Updating the historic 3-image approach
For a child’s group of three images, in the past I’d usually print all 5x7s or 8x10s to be mounted in a single multi-opening mat with frame. But these days speed and cost rule, and frames literally double both bill and time. It can also be a mistake to go too big, because parents run out of places to hang pictures. Smaller size and cost will bring clients back more often. These days a less expensive option both makes the sale and encourages return visits, in spite of discounters like Groupon.
Once three images are chosen from the sitting, I print them two ways. Larger for the wall, often in one canvas collage. As a second product I reduce the format to what I call “bookmark” size, and personalize with name and/or birthday, perhaps the year. This is perfect for gifting. Everybody, friends and family alike will want these for their refrigerator – or actually as bookmarks. Printed 2”x6” (two per standard 4×6), or 6-up on 8.5×11” inkjet, this is silly-inexpensive to print. A gift no one else will have.
Book + wall portrait approach
By far my favorite, the two product package is a wonderful presentation. I charge a set price, all for one money, sitting and products. Only variations are the type/size of book (press books are totally perfect style and cost) and final size of the wall print to fit the home.

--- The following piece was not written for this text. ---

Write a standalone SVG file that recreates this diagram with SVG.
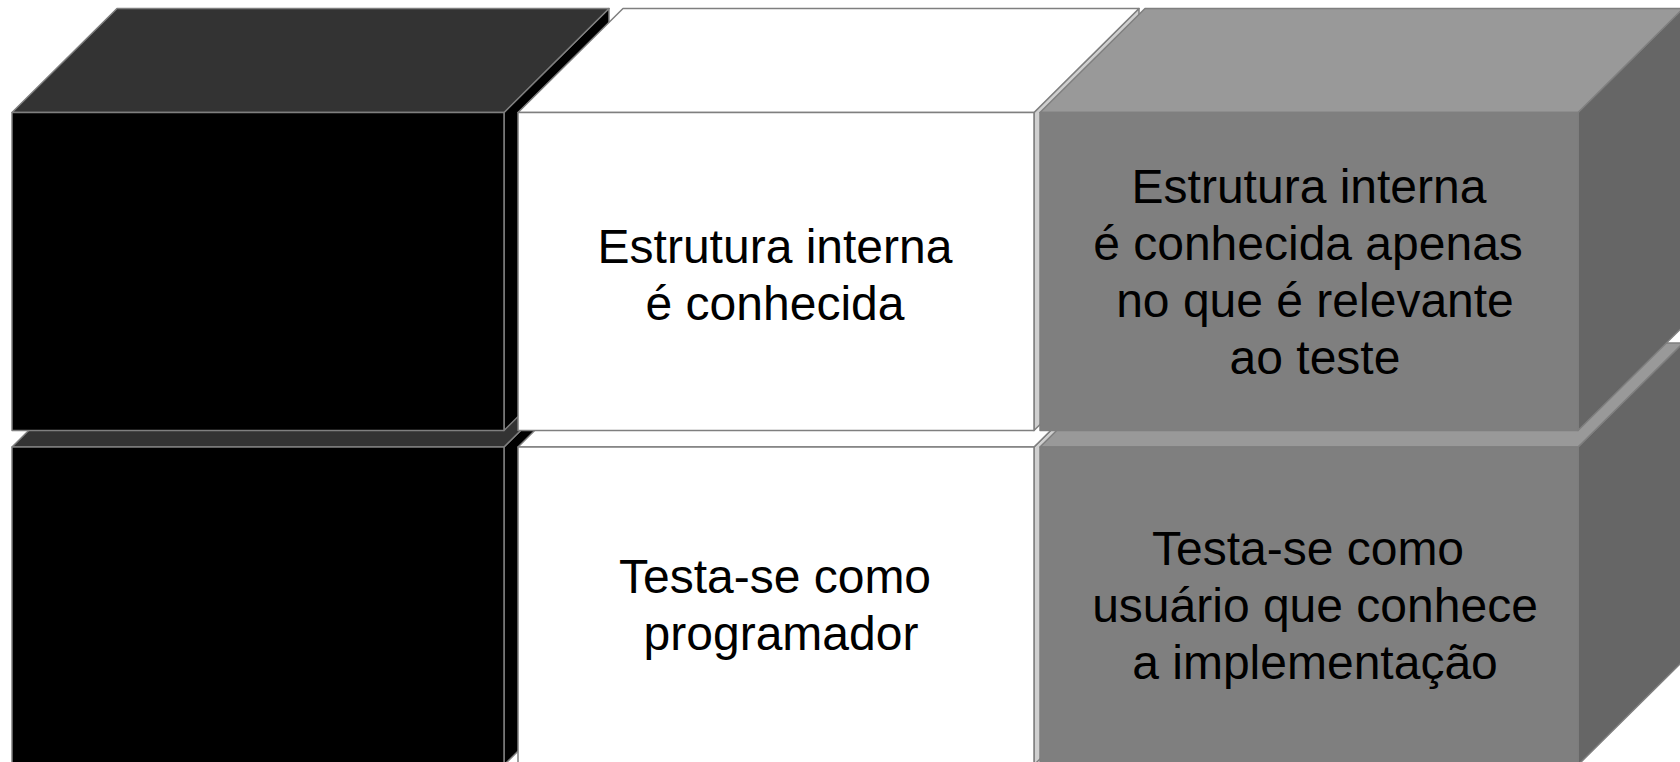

The package plan removes the cost pressure. One favorite plus all the little expressions and fun images that tell the personality. Clients can pick as many images for the book as they like, because the design time hardly varies in the production. Sometimes as an adjunct sale I work with client snaps to create a child’s “yearbook” story. This collection from the past is also effective for Mitzvah clients for sign-in boards, memory books or decor.
You can’t make enough money to stay in business by selling just the digital file. Good portraiture is not just for viewing on the computer. These simple groupings are easy money to collect and lots of happy clients who come back again and again.